Hamilton, running in front, too, turned down his engine to conservative mode as a precautionary measure that allowed Felipe Massa to breathe down his neck. However, the Mercedes had enough pace to stay ahead and win the race. Hamilton, thus, took his second World Championship.

Rosberg was asked to retire the car after falling out of points but the German insisted he wanted to run till the chequered flag and displayed tremendous graciousness in defeat.

2010: Vettel becomes the youngest champion

In a seesaw season that saw the championship lead change several times, four drivers were in contention for the World title heading into the final race. Fernando Alonso led the table, while Mark Webber was next, adrift by eight points. Fifteen points separated Alonso and third-placed Sebastian Vettel, while Lewis Hamilton trailed the leader by 24 points in fourth place.

 

Vettel aced the qualifiers to put his car in pole position, while Alonso and Webber could manage only third and fifth places respectively on the grid. At the start of the race, Alonso dropped a place to Jenson Button to go fourth, but it was enough for the Spaniard to beat both the Red Bull drivers (Webber and Vettel).

However, on the opening lap, an incident between Michael Schumacher and Vitantonio Liuzzi brought in the safety car. During this time, six drivers, including Nico Rosberg and Vitaly Petrov, pitted to change soft tyres.

After his right rear tyre brushed the wall, Webber came in for an early stop on Lap 11 to change his soft tyres. Alonso was forced to cover Webber’s stop a few laps later, which put the two drivers behind Rosberg and Petrov.

In between, Renault’s Robert Kubica had a different strategy, starting on the harder compound and running longer before a short, final burst on the soft tyres. Kubica slowly crept up the order and even managed to split Vettel and Hamilton in the top three before he pitted on Lap 40. He came fifth behind Rosberg and crucially ahead of his teammate Petrov, with Alonso and Webber further behind.

The Renaults were powered by a new engine and were consistently quicker in the straight line, which meant Alonso could not pass Petrov despite having tyre advantage.

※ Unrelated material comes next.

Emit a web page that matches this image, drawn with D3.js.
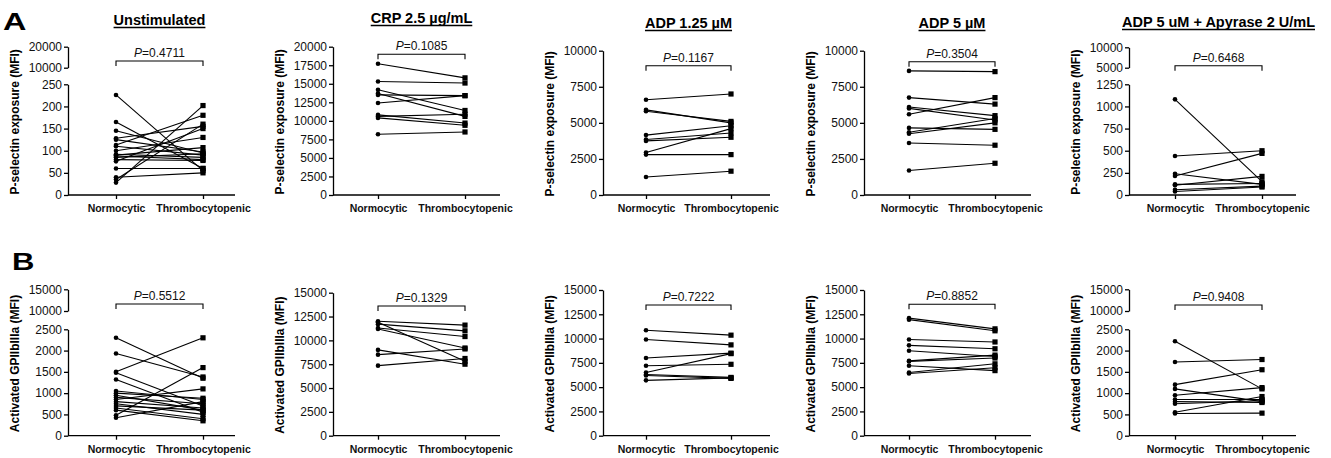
<!DOCTYPE html>
<html>
<head>
<meta charset="utf-8">
<script src="https://cdn.jsdelivr.net/npm/d3@7"></script>
<style>
  body { margin: 0; background: #fff; }
  svg { font-family: "Liberation Sans", Arial, Helvetica, sans-serif; }
  .tick text { fill: #111; }
</style>
</head>
<body>
<script>
const groups = ["Normocytic", "Thrombocytopenic"];

const titles = ["Unstimulated", "CRP 2.5 \u00b5g/mL", "ADP 1.25 \u00b5M", "ADP 5 \u00b5M", "ADP 5 uM + Apyrase 2 U/mL"];
const yLabels = ["P-selectin exposure (MFI)", "Activated GPIIbIIIa (MFI)"];
const pValuesA = ["0.4711", "0.1085", "0.1167", "0.3504", "0.6468"];
const pValuesB = ["0.5512", "0.1329", "0.7222", "0.8852", "0.9408"];

// P-selectin exposure (row A), paired values per donor
const pselUnstimN = [226, 165, 145, 128, 125, 113, 110, 100, 92, 90, 88, 85, 80, 76, 60, 40, 35, 28];
const pselUnstimT = [55, 60, 95, 155, 97, 180, 90, 130, 85, 107, 80, 93, 78, 150, 60, 50, 160, 202];
const pselCrpN = [17700, 15300, 14200, 13700, 13500, 12400, 10800, 10600, 10400, 8200];
const pselCrpT = [15800, 15100, 11400, 10600, 13400, 13400, 9700, 10900, 9400, 8500];
const pselAdp125N = [6600, 5900, 5800, 4150, 3850, 3750, 2950, 2800, 1250];
const pselAdp125T = [7000, 5000, 5100, 4800, 4300, 4000, 4600, 2800, 1650];
const pselAdp5N = [8600, 6750, 6100, 6000, 5600, 4650, 4350, 4250, 3600, 1700];
const pselAdp5T = [8550, 6300, 5500, 5200, 6750, 4550, 5300, 5000, 3450, 2200];
const pselApyN = [1080, 440, 240, 215, 120, 110, 60, 40];
const pselApyT = [150, 500, 120, 470, 130, 210, 100, 90];

// Activated GPIIbIIIa (row B)
const gpUnstimN = [2300, 1930, 1500, 1480, 1320, 1050, 1000, 950, 900, 850, 800, 750, 700, 650, 600, 480, 420];
const gpUnstimT = [1350, 1380, 2300, 700, 550, 850, 880, 600, 750, 1100, 650, 500, 600, 400, 350, 1600, 800];
const gpCrpN = [12000, 11900, 11700, 11300, 11200, 9000, 8500, 7350];
const gpCrpT = [11600, 7800, 11000, 10400, 9200, 7500, 9100, 8100];
const gpAdp125N = [10850, 9900, 8000, 7200, 6500, 6300, 6200, 5700];
const gpAdp125T = [10350, 9350, 8500, 7350, 8450, 6000, 5900, 5950];
const gpAdp5N = [12100, 11950, 9900, 9300, 8750, 7700, 7650, 7200, 6500, 6400];
const gpAdp5T = [11000, 10800, 9650, 8950, 8150, 8300, 8000, 6700, 7400, 7000];
const gpApyN = [2220, 1730, 1200, 1100, 950, 850, 800, 750, 550, 520];
const gpApyT = [1100, 1790, 1550, 800, 1130, 850, 780, 820, 920, 530];

// tick labels
const ticksUnstimLow = [0, 50, 100, 150, 200, 250];
const ticksUnstimUp = [10000, 20000];
const ticksCrp = [0, 2500, 5000, 7500, 10000, 12500, 15000, 17500, 20000];
const ticks10k = [0, 2500, 5000, 7500, 10000];
const ticksApyLow = [0, 250, 500, 750, 1000, 1250];
const ticksApyUp = [5000, 10000];
const ticksGpLow = [0, 500, 1000, 1500, 2000, 2500];
const ticksGpUp = [10000, 15000];
const ticks15k = [0, 2500, 5000, 7500, 10000, 12500, 15000];

const panels = [
  { row: 0, col: 0, n: pselUnstimN, t: pselUnstimT, low: ticksUnstimLow, up: ticksUnstimUp },
  { row: 0, col: 1, n: pselCrpN, t: pselCrpT, low: ticksCrp },
  { row: 0, col: 2, n: pselAdp125N, t: pselAdp125T, low: ticks10k },
  { row: 0, col: 3, n: pselAdp5N, t: pselAdp5T, low: ticks10k },
  { row: 0, col: 4, n: pselApyN, t: pselApyT, low: ticksApyLow, up: ticksApyUp },
  { row: 1, col: 0, n: gpUnstimN, t: gpUnstimT, low: ticksGpLow, up: ticksGpUp },
  { row: 1, col: 1, n: gpCrpN, t: gpCrpT, low: ticks15k },
  { row: 1, col: 2, n: gpAdp125N, t: gpAdp125T, low: ticks15k },
  { row: 1, col: 3, n: gpAdp5N, t: gpAdp5T, low: ticks15k },
  { row: 1, col: 4, n: gpApyN, t: gpApyT, low: ticksGpLow, up: ticksGpUp }
];

// layout (pixels)
const axisX = [68, 333, 603, 864, 1129];
const normX = [116, 378, 646, 909, 1175];
const thrX = [203, 465, 731, 995, 1262];
const bottomY = [195, 435.7];
const topY = [[46.7, 46.7, 50.7, 50.7, 47.3], [289.3, 292.7, 290, 290, 289.3]];
const lowTopY = [84.3, 329.3];
const upBottomY = [67.7, 311];
const bracketY = [[61, 54.3, 65.7, 61.7, 65.7], [304, 306, 305, 304.3, 305]];
const titleY = [25, 23, 28, 28, 27];

const svg = d3.select("body").append("svg")
  .attr("width", 1331)
  .attr("height", 458);

function styleAxis(sel) {
  sel.selectAll("path, line").attr("stroke", "#000").attr("stroke-width", 1.3);
  sel.selectAll("text").attr("font-size", "12px").attr("fill", "#111");
}

panels.forEach(function (p) {
  const r = p.row, c = p.col;
  const g = svg.append("g");
  const x = d3.scalePoint().domain(groups).range([normX[c], thrX[c]]);

  let yLow, yUp = null;
  if (p.up) {
    yLow = d3.scaleLinear().domain([0, d3.max(p.low)]).range([bottomY[r], lowTopY[r]]);
    yUp = d3.scaleLinear().domain(d3.extent(p.up)).range([upBottomY[r], topY[r][c]]);
  } else {
    yLow = d3.scaleLinear().domain([0, d3.max(p.low)]).range([bottomY[r], topY[r][c]]);
  }
  const y = function (v) {
    return (yUp && v > d3.max(p.low)) ? yUp(v) : yLow(v);
  };

  // y axes
  g.append("g")
    .attr("transform", "translate(" + axisX[c] + ",0)")
    .call(d3.axisLeft(yLow).tickValues(p.low).tickSize(4).tickPadding(2).tickSizeOuter(0).tickFormat(d3.format("d")))
    .call(styleAxis);
  if (yUp) {
    g.append("g")
      .attr("transform", "translate(" + axisX[c] + ",0)")
      .call(d3.axisLeft(yUp).tickValues(p.up).tickSize(4).tickPadding(2).tickSizeOuter(0).tickFormat(d3.format("d")))
      .call(styleAxis);
  }

  // x axis
  const xa = g.append("g")
    .attr("transform", "translate(0," + bottomY[r] + ")")
    .call(d3.axisBottom(x).tickSize(4).tickPadding(6).tickSizeOuter(0));
  xa.select(".domain").remove();
  xa.append("line")
    .attr("x1", axisX[c]).attr("x2", axisX[c] + 167)
    .attr("y1", 0).attr("y2", 0);
  xa.selectAll("path, line").attr("stroke", "#000").attr("stroke-width", 1.3);
  xa.selectAll("text").attr("font-size", "10.5px").attr("font-weight", "bold").attr("fill", "#000");

  // y label
  const ymid = yUp ? (bottomY[r] + topY[r][c]) / 2 : (bottomY[r] + topY[r][c]) / 2;
  g.append("text")
    .attr("transform", "translate(" + (axisX[c] - 52) + "," + (ymid + 1) + ") rotate(-90)")
    .attr("text-anchor", "middle")
    .attr("dominant-baseline", "middle")
    .attr("font-size", "12px")
    .attr("font-weight", "bold")
    .text(yLabels[r]);

  // paired lines
  const pairs = p.n.map(function (v, i) { return [v, p.t[i]]; });
  g.selectAll(".pair")
    .data(pairs)
    .enter()
    .append("line")
    .attr("class", "pair")
    .attr("x1", x(groups[0]))
    .attr("x2", x(groups[1]))
    .attr("y1", function (d) { return y(d[0]); })
    .attr("y2", function (d) { return y(d[1]); })
    .attr("stroke", "#000")
    .attr("stroke-width", 1.1);

  g.selectAll(".dotN")
    .data(p.n)
    .enter()
    .append("circle")
    .attr("class", "dotN")
    .attr("cx", x(groups[0]))
    .attr("cy", function (d) { return y(d); })
    .attr("r", 2.3)
    .attr("fill", "#000");

  g.selectAll(".dotT")
    .data(p.t)
    .enter()
    .append("rect")
    .attr("class", "dotT")
    .attr("x", x(groups[1]) - 2.6)
    .attr("y", function (d) { return y(d) - 2.6; })
    .attr("width", 5.2)
    .attr("height", 5.2)
    .attr("fill", "#000");

  // significance bracket
  const by = bracketY[r][c];
  g.append("path")
    .attr("d", "M" + x(groups[0]) + "," + (by + 5) + "V" + by + "H" + x(groups[1]) + "V" + (by + 5))
    .attr("fill", "none")
    .attr("stroke", "#000")
    .attr("stroke-width", 1.1);
  const pt = g.append("text")
    .attr("x", (x(groups[0]) + x(groups[1])) / 2)
    .attr("y", by - 4)
    .attr("text-anchor", "middle")
    .attr("font-size", "12px")
    .attr("fill", "#111");
  pt.append("tspan").attr("font-style", "italic").text("P");
  pt.append("tspan").text("=" + (r === 0 ? pValuesA[c] : pValuesB[c]));

  // title (row A only)
  if (r === 0) {
    const cx = (x(groups[0]) + x(groups[1])) / 2;
    const tt = g.append("text")
      .attr("x", cx)
      .attr("y", titleY[c])
      .attr("text-anchor", "middle")
      .attr("font-size", "14.5px")
      .attr("font-weight", "bold")
      .attr("fill", "#000")
      .text(titles[c]);
    const w = tt.node().getComputedTextLength();
    g.append("line")
      .attr("x1", cx - w / 2).attr("x2", cx + w / 2)
      .attr("y1", titleY[c] + 2.5).attr("y2", titleY[c] + 2.5)
      .attr("stroke", "#000")
      .attr("stroke-width", 1.3);
  }
});

// panel letters
svg.append("text")
  .attr("transform", "translate(3,30) scale(1.35,1)")
  .attr("font-size", "24px")
  .attr("font-weight", "bold")
  .text("A");
svg.append("text")
  .attr("transform", "translate(12,270) scale(1.35,1)")
  .attr("font-size", "23px")
  .attr("font-weight", "bold")
  .text("B");
</script>
</body>
</html>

With Red Bull having two cars in the fight, Alonso and Ferrari were caught in a no-man’s land. He decided to cover the driver next to him in the championship, which let Vettel off the hook.

In the end, Vettel won the race easily and with it his first World Championship. Vettel became the sport’s youngest champion, and he did so without leading the standings even once during the season.